On 5/27/24 14:09, Paul M Foster wrote:
Folks:
At some point this year, I'm moving into a new house, and it is not wired
for internet (WHY aren't new houses wired with Cat5/6/7?). The local
internet provider will likely provide a wireless router, as they all do. My
idea is to put a device which receives wireless signal from the
router/modem, and has an RJ45 jack in it in each room. So each room would
have one of these, and the devices in it would be hooked to that device via
cat 5e. I hope that's clear.
I'd like to shop for such a device, but I don't know what it's called. Can
anyone provide advice, and possibly preferred brand names? I'd appreciate
it.
Paul
Is the house wired for cable television (RG-6 coaxial cable)?

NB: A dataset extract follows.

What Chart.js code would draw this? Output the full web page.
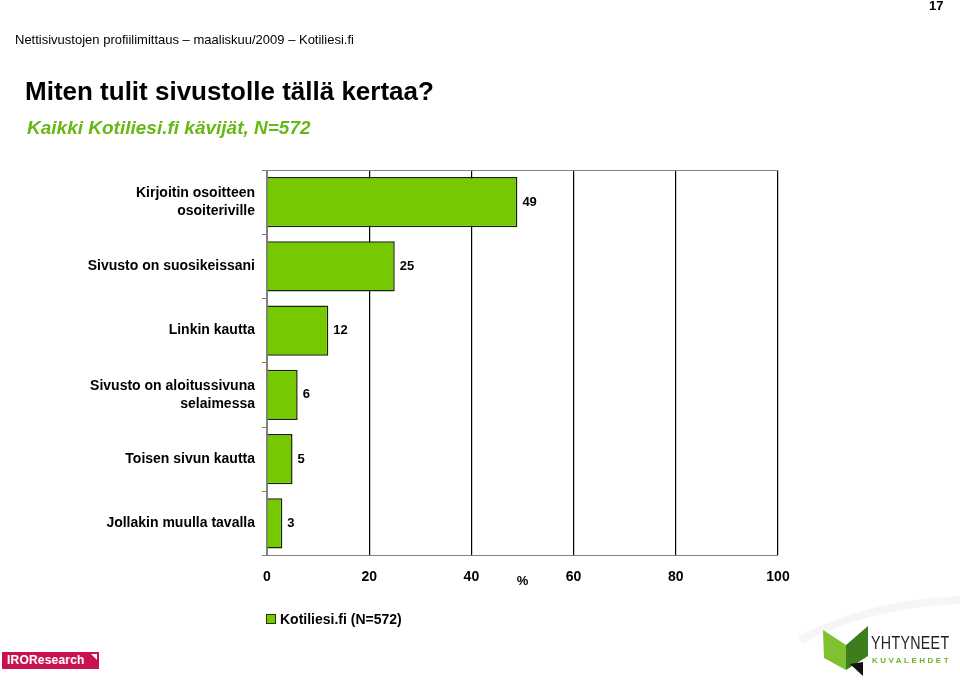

If so,
and you choose the right Internet provider, you might be able to get a
"main box" with 1+ type F connectors, 4 @ RJ-45 Gigabit ports, Wi-Fi
access point, etc., and "satellite boxes" with 1+ type F connector, 1+
RJ-45 Gigabit ports, Wi-Fi access point, etc.. Ask you cable
television/ Internet provider.
An alternative to running Ethernet cables inside walls is to run the
cables on the surface -- e.g. staple to wall along floor molding, drill
and pull through walls as required, paint to match, etc.. Cat 5e is
smaller diameter and easier to work with than Cat 6a. I surface wired
my house with Cat 5e ~20 years ago and have 1000BASE-T (Gigabit
Ethernet) switches and NIC's. All of the cable runs are under ~20
meters, so I should be able to upgrade to 2.5GBASE-T.